Given instruction
Pick out each line below containing "this".

Records supplied
----------
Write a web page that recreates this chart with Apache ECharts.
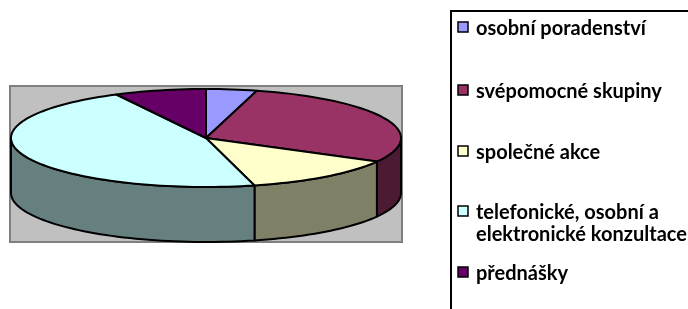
<!DOCTYPE html>
<html>
<head>
  <meta charset="UTF-8"/>
  <title></title>
  <script src="https://cdn.jsdelivr.net/npm/echarts@6/dist/echarts.min.js"></script>
  <style>
    html, body { margin: 0; padding: 0; background: #fff; }
    #main { width: 688px; height: 309px; }
  </style>
</head>
<body>
<div id="main"></div>
<script type="text/javascript">
    // data
    const categories = ['osobní poradenství', 'svépomocné skupiny', 'společné akce',
        'telefonické, osobní a\nelektronické konzultace', 'přednášky'];
    const values = [4.2, 28.8, 13.0, 46.4, 7.6];
    const topColors = ['#9999FF', '#993366', '#FFFFCC', '#CCFFFF', '#660066'];
    const sideColors = ['#4D4D80', '#4D1A33', '#808066', '#668080', '#330033'];

    // geometry of the 3d pie
    const cx = 206, cy = 138, rx = 195, ry = 49, depth = 55;
    const total = values.reduce((a, b) => a + b, 0);

    function pt(deg, dy) {
        const r = deg * Math.PI / 180;
        return [cx + rx * Math.sin(r), cy - ry * Math.cos(r) + (dy || 0)];
    }

    function arc(a0, a1, dy) {
        const pts = [];
        const n = Math.max(2, Math.ceil((a1 - a0) / 2));
        for (let k = 0; k <= n; k++) {
            pts.push(pt(a0 + (a1 - a0) * k / n, dy));
        }
        return pts;
    }

    function renderItem(params, api) {
        const i = params.dataIndex;
        let before = 0;
        for (let k = 0; k < i; k++) before += values[k];
        const a0 = before / total * 360;
        const a1 = (before + api.value(0)) / total * 360;
        const children = [];
        // front wall
        const s0 = Math.max(a0, 90), s1 = Math.min(a1, 270);
        if (s1 > s0) {
            const top = arc(s0, s1, 0);
            const bottom = arc(s0, s1, depth).reverse();
            children.push({
                type: 'polygon',
                shape: {points: top.concat(bottom)},
                style: {fill: sideColors[i], stroke: '#000', lineWidth: 2, lineJoin: 'round'}
            });
        }
        // top face
        children.push({
            type: 'polygon',
            shape: {points: [[cx, cy]].concat(arc(a0, a1, 0))},
            style: {fill: topColors[i], stroke: '#000', lineWidth: 2, lineJoin: 'round'}
        });
        return {type: 'group', children: children};
    }

    // legend drawn as graphic, rows like the original
    const rowY = [30, 93, 154, 214, 275];
    const legendEls = [{
        type: 'rect',
        shape: {x: 451, y: 11, width: 300, height: 320},
        style: {fill: '#fff', stroke: '#000', lineWidth: 2}
    }];
    categories.forEach((name, i) => {
        legendEls.push({
            type: 'rect',
            shape: {x: 458, y: rowY[i] - 8, width: 10, height: 10},
            style: {fill: topColors[i], stroke: '#000', lineWidth: 1.5}
        });
        legendEls.push({
            type: 'text',
            x: 476,
            y: rowY[i] - 12,
            style: {
                text: name,
                fill: '#000',
                fontFamily: 'Lato',
                fontWeight: 'bold',
                fontSize: 20,
                lineHeight: 22,
                verticalAlign: 'top'
            }
        });
    });

    let myChart = echarts.init(document.getElementById('main'));
    let option = {
        backgroundColor: '#fff',
        animation: false,
        graphic: [{
            type: 'rect',
            z: -10,
            shape: {x: 10, y: 86, width: 392, height: 156},
            style: {fill: '#C0C0C0', stroke: '#808080', lineWidth: 2}
        }].concat(legendEls),
        series: [{
            type: 'custom',
            coordinateSystem: 'none',
            renderItem: renderItem,
            data: values.map((v, i) => ({value: v, name: categories[i]}))
        }]
    };
    myChart.setOption(option);
</script>
</body>
</html>
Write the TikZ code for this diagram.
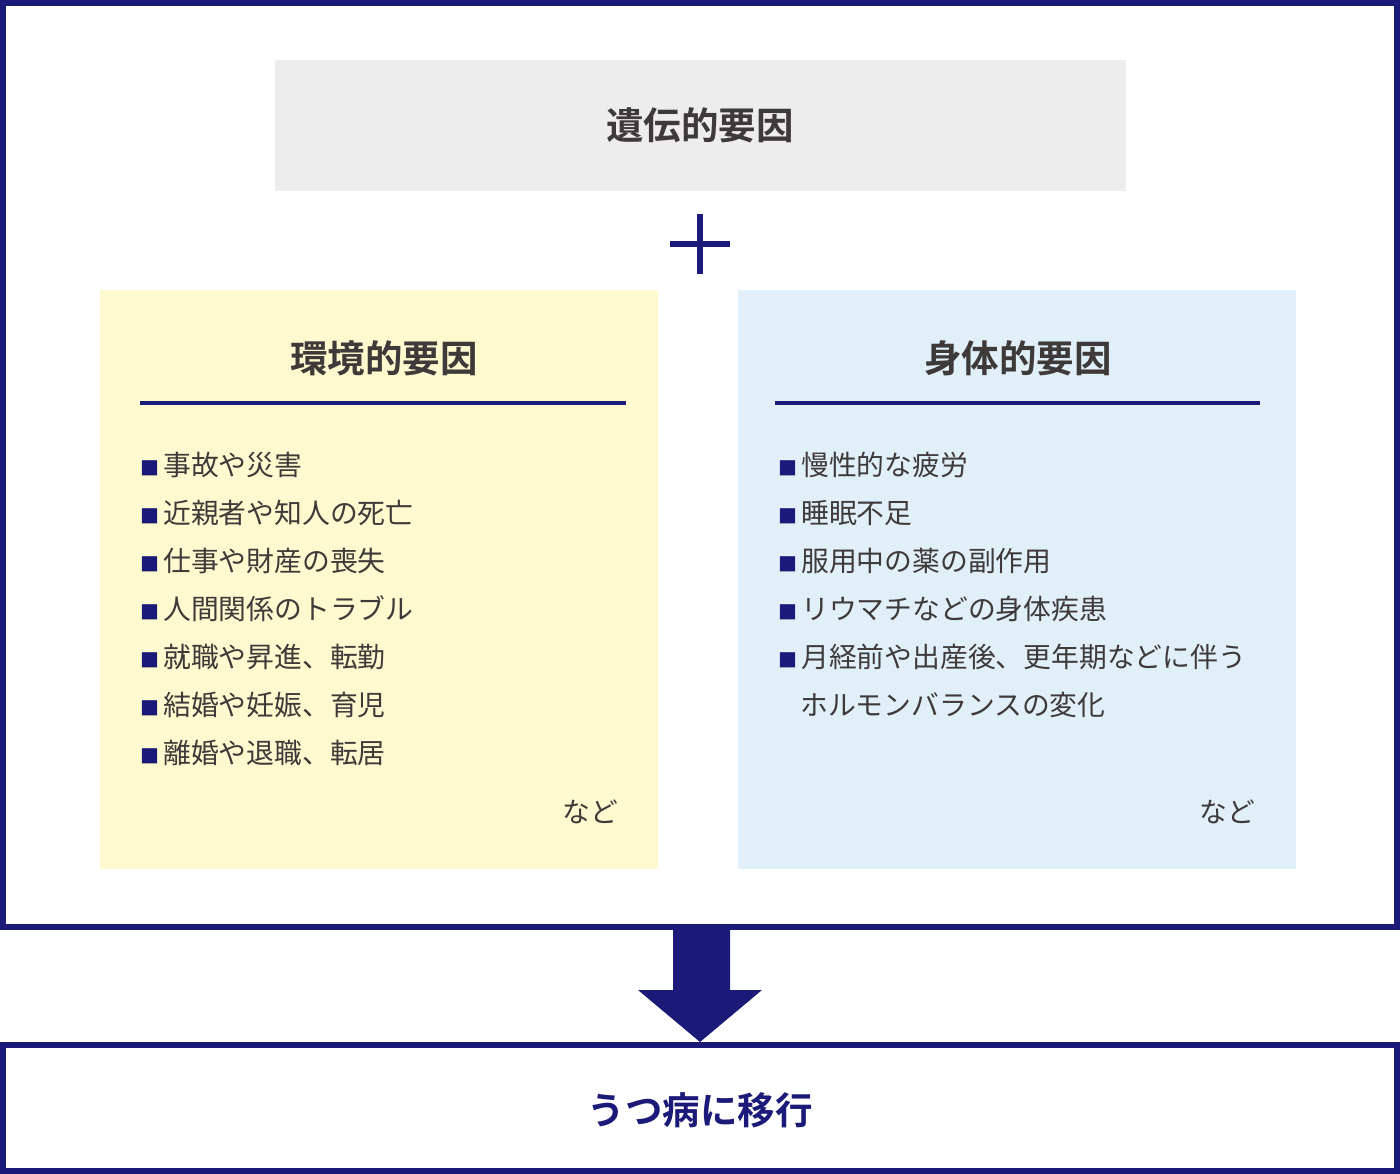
----------
Exercise answer
Write a web page that recreates this chart with Apache ECharts.
Write the TikZ code for this diagram.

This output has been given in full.